Predicting semantic constraints in implicit language learning with distributional semantics

Alikaniotis, D. & Williams, J. N.

Department of Theoretical and Applied Linguistics, University of Cambridge

In distributional semantics, words acquire meaning by exploiting the statistical information that is inherent in their linguistic environment. A common criticism towards such semantic representations is that they lack a rich conceptual structure, questioning the cognitive relevance of such statistical mechanisms during language learning.

Here we show that distributional semantic models provide a good fit to data obtained from implicit language learning experiments on adults (e.g. Leung & Williams, 2014). In these experiments participants are introduced to novel non-words, which co-occur with already known words conditioned on underlying semantic regularities, such as concrete/abstract, animate/inanimate.
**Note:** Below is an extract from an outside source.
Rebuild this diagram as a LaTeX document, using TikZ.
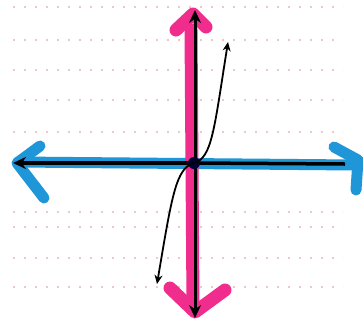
\documentclass[tikz,border=0pt]{standalone}
\usetikzlibrary{arrows.meta}
\definecolor{axblue}{RGB}{30,150,215}
\definecolor{axpink}{RGB}{240,45,140}
\definecolor{gridc}{RGB}{238,200,200}
\tikzset{
  gridline/.style={gridc, line width=1.2pt, dash pattern=on 2pt off 9pt},
  bluestroke/.style={axblue, line width=11pt, line cap=round, line join=round},
  pinkstroke/.style={axpink, line width=13pt, line cap=round, line join=round},
  curvestyle/.style={black, line width=1.8pt, {Stealth[length=9pt,width=8pt]}-{Stealth[length=9pt,width=8pt]}}
}
\begin{document}
\begin{tikzpicture}[x=1pt,y=-1pt]
\useasboundingbox (0,0) rectangle (363,322);
\fill[white] (0,0) rectangle (363,322);
% faint grid
\foreach \yy in {7,40,70,100,132,212,227,258,287}{
  \draw[gridline] (13,\yy) -- (343,\yy);
}
% named points
\coordinate (O) at (194,163);
\coordinate (L) at (13,163);
\coordinate (T) at (195,10);
\coordinate (B) at (195,318);
\coordinate (C1) at (157,284);
\coordinate (C2) at (228,42);
% blue axis
\draw[bluestroke] (18,162) -- (355,165);
\draw[bluestroke] (40,146) -- (17,163) -- (44,198);
\draw[bluestroke] (334,147) -- (358,160) -- (356,190);
% pink axis
\draw[pinkstroke] (191,30) -- (193,305);
\draw[pinkstroke] (176,30) -- (193,14) -- (206,27);
\draw[pinkstroke] (170,288) -- (195,312) -- (225,290);
% black axes
\draw[black, line width=3.5pt, -{Stealth[length=13pt,width=12pt]}] (O) -- (L);
\draw[black, line width=3.5pt] (O) -- (345,164);
\draw[black, line width=3pt, {Stealth[length=13pt,width=12pt]}-{Stealth[length=13pt,width=12pt]}] (T) -- (B);
\fill[black!80!blue] (O) circle (6pt);
% cubic curve
\draw[curvestyle] (C1) .. controls (172,195) and (176,168) .. (O) .. controls (212,158) and (214,130) .. (C2);
\end{tikzpicture}
\end{document}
Participants can implicitly learn such underlying semantic regularities, although whether they do so depends upon the nature of the conceptual distinction involved and their first language.

In the present study, we trained two vector-space models based on the distributional semantics of an English and a Chinese corpus. We used the models? resulting semantic representations as input to a feed-forward neural network, which predicted the novel non-words, discovering the relevant elements of the input representation. Using datasets provided from four behavioural experiments, which used different semantic manipulations, we obtained generalisation gradients that matched closely those of humans, capturing the effects of various conceptual distinctions and cross-linguistic differences.